What is expected
Look through the material below for "chart". Copy every line that contains it.

Information provided

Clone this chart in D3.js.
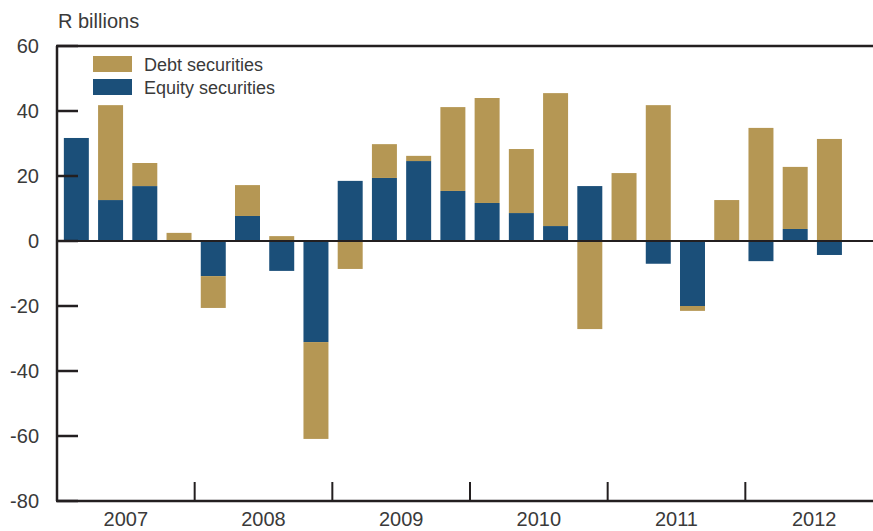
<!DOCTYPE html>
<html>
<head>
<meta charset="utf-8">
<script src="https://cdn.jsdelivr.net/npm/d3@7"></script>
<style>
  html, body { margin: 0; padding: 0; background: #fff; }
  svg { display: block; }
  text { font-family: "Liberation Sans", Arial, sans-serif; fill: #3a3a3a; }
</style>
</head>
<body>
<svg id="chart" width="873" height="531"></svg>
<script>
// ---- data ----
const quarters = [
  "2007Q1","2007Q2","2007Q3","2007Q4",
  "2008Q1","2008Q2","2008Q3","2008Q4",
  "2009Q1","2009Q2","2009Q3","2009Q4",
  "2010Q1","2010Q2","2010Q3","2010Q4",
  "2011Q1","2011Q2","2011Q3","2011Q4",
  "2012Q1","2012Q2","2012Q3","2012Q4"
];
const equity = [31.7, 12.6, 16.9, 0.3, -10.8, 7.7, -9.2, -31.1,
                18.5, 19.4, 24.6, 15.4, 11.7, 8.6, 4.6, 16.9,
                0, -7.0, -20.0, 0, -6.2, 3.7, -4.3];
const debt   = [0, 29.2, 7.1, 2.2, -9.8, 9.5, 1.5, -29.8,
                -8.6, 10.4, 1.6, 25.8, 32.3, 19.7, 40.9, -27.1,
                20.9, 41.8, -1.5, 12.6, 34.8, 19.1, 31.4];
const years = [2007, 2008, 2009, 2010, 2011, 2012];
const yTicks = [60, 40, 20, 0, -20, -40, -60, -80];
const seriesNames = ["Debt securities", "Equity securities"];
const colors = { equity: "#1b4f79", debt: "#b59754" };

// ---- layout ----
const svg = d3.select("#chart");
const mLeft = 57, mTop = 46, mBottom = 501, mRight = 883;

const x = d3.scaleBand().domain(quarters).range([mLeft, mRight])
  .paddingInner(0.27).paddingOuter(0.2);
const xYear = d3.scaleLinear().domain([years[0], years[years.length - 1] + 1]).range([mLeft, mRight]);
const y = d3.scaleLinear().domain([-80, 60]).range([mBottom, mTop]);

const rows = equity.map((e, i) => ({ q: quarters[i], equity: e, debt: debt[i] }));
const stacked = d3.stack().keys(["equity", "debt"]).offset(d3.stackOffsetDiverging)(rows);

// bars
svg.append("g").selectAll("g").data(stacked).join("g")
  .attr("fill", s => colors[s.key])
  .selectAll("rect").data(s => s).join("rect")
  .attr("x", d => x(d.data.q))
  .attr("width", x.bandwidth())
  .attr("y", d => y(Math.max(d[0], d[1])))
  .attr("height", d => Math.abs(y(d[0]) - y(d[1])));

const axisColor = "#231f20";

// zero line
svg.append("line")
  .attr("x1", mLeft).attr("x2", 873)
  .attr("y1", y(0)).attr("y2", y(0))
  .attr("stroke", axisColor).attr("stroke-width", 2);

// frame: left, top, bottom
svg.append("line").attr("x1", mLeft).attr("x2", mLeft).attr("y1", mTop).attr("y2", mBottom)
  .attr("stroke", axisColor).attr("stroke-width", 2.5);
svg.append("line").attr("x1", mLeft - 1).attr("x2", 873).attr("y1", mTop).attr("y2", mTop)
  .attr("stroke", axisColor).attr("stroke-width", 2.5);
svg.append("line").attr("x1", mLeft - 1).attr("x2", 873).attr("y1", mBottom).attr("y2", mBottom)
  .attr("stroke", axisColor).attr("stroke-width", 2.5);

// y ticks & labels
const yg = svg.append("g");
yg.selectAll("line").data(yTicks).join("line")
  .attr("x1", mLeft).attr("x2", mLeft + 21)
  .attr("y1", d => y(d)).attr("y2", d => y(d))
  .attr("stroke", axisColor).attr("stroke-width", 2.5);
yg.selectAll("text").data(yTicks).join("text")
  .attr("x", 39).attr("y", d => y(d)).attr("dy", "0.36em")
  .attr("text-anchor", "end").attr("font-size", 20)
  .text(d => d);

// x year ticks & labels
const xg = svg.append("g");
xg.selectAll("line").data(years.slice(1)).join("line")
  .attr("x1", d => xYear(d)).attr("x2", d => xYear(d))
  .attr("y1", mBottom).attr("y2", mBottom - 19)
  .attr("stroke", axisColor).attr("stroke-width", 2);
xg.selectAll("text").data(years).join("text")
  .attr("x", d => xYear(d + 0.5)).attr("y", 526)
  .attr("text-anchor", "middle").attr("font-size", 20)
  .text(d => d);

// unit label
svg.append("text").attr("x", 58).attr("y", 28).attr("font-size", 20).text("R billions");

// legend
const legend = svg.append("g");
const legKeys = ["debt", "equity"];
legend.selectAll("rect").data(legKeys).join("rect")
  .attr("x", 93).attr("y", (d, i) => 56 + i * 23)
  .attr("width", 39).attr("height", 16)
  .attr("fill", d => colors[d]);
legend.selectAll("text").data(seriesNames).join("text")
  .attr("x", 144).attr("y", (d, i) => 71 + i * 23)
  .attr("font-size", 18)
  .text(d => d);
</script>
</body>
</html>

Result of the task
Clone this chart in D3.js.
<svg id="chart" width="873" height="531"></svg>
const svg = d3.select("#chart");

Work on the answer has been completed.